### Problem description
Return the lines below exactly, from the first line to the line that contains "90, 92, 94]". Leave out pictures.
— Start of Data excerpt —
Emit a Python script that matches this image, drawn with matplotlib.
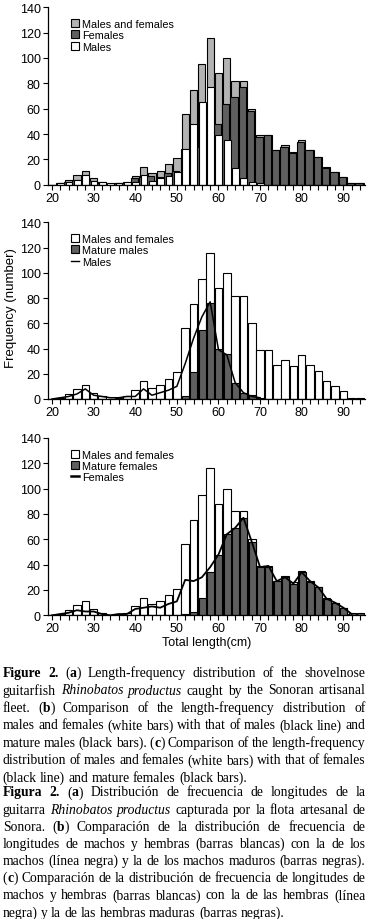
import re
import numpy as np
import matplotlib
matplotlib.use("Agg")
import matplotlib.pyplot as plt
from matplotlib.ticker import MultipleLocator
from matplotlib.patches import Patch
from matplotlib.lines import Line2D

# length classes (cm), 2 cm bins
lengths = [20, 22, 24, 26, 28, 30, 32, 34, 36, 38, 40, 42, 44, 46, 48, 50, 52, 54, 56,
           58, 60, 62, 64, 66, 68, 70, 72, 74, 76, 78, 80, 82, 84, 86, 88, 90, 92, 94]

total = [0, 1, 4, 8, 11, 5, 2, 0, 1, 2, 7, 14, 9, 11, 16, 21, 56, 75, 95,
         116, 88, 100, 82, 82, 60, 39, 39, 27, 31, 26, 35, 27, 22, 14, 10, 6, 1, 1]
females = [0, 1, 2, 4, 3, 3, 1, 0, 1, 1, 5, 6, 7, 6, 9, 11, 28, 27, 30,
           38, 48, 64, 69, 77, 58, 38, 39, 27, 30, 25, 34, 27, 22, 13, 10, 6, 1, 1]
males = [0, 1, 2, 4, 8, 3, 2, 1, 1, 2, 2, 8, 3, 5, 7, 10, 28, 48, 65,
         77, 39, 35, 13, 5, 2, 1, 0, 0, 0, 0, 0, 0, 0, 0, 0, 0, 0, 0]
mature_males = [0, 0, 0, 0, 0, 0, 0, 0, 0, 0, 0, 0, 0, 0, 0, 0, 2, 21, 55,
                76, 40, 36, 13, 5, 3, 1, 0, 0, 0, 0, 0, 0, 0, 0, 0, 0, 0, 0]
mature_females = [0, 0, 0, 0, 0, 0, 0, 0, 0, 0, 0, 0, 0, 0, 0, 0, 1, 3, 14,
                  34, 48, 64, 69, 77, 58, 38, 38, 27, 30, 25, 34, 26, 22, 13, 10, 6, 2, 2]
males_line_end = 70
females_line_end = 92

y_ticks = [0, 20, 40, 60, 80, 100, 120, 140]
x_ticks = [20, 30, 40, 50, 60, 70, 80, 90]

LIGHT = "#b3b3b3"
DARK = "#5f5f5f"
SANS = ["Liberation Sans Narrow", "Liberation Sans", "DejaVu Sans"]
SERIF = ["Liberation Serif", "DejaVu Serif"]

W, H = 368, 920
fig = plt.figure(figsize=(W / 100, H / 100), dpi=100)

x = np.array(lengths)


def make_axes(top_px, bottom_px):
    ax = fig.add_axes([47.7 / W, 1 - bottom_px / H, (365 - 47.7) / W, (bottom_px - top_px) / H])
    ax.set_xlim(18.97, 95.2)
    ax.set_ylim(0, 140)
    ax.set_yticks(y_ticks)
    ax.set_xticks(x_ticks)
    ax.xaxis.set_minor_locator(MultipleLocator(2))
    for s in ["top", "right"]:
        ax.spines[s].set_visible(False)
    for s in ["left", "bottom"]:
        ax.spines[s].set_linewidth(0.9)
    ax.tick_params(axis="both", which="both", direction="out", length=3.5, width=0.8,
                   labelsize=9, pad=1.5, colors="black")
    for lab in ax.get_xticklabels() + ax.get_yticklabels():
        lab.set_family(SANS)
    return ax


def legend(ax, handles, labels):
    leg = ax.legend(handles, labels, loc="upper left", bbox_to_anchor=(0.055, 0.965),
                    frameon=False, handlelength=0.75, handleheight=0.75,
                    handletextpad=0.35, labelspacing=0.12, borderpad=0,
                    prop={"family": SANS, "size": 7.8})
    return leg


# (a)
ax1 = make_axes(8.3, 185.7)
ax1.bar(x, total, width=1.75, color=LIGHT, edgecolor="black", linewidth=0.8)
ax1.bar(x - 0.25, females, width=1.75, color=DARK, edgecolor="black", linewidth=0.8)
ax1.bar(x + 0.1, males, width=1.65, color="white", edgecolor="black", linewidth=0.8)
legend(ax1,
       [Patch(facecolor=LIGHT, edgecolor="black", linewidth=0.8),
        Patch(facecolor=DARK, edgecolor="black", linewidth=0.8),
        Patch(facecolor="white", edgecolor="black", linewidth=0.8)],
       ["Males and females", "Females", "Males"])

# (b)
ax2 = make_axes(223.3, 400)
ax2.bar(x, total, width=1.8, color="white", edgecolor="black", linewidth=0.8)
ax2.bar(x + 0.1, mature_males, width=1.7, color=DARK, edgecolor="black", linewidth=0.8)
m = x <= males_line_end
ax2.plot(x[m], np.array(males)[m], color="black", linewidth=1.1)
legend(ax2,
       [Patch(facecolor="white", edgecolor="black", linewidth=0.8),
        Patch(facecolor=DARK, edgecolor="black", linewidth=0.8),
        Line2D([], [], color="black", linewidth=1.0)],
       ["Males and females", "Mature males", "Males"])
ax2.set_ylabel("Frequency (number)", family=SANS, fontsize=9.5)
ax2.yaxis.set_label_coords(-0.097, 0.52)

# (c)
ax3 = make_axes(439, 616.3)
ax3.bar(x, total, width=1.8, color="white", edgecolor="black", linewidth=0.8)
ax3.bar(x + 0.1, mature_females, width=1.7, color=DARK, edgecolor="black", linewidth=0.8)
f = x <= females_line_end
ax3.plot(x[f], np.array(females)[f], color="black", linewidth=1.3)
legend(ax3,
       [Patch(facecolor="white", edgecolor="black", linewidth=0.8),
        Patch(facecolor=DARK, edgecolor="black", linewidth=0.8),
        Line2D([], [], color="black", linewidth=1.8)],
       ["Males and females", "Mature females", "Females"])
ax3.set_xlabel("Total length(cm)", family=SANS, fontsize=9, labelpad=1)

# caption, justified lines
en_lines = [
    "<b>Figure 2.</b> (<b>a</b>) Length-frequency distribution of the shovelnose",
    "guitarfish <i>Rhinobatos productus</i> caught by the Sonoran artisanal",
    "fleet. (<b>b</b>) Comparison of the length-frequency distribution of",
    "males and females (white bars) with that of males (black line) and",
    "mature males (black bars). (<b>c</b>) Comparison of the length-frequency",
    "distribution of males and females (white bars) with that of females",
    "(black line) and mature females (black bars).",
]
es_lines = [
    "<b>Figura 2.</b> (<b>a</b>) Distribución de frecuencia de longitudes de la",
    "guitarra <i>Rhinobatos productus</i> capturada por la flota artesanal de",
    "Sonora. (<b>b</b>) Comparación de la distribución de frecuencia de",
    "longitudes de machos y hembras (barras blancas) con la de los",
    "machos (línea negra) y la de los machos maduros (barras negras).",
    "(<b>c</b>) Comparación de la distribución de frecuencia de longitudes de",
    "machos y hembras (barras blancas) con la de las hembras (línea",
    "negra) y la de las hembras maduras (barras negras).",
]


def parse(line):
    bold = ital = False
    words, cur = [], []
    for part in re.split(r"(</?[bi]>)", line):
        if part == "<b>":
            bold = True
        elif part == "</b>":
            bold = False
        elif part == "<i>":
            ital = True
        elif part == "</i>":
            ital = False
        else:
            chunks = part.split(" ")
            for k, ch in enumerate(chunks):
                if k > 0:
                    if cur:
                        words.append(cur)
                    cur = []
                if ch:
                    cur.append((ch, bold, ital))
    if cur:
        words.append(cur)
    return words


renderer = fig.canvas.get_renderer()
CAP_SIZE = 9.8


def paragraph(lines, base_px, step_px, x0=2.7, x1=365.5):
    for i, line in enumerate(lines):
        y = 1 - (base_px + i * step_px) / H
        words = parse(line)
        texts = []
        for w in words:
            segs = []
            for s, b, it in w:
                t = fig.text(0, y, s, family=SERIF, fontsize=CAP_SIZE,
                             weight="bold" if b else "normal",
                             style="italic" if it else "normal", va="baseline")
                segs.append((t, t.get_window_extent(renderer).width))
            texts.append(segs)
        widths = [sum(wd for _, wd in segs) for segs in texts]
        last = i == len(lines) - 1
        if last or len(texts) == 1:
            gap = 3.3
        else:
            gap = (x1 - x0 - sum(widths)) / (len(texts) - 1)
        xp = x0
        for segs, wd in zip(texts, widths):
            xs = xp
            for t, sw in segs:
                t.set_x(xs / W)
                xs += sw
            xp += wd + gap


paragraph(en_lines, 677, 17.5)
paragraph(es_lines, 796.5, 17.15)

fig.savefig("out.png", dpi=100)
— End of Data excerpt —
### Task solution
Emit a Python script that matches this image, drawn with matplotlib.
import re
import numpy as np
import matplotlib
matplotlib.use("Agg")
import matplotlib.pyplot as plt
from matplotlib.ticker import MultipleLocator
from matplotlib.patches import Patch
from matplotlib.lines import Line2D

# length classes (cm), 2 cm bins
lengths = [20, 22, 24, 26, 28, 30, 32, 34, 36, 38, 40, 42, 44, 46, 48, 50, 52, 54, 56,
           58, 60, 62, 64, 66, 68, 70, 72, 74, 76, 78, 80, 82, 84, 86, 88, 90, 92, 94]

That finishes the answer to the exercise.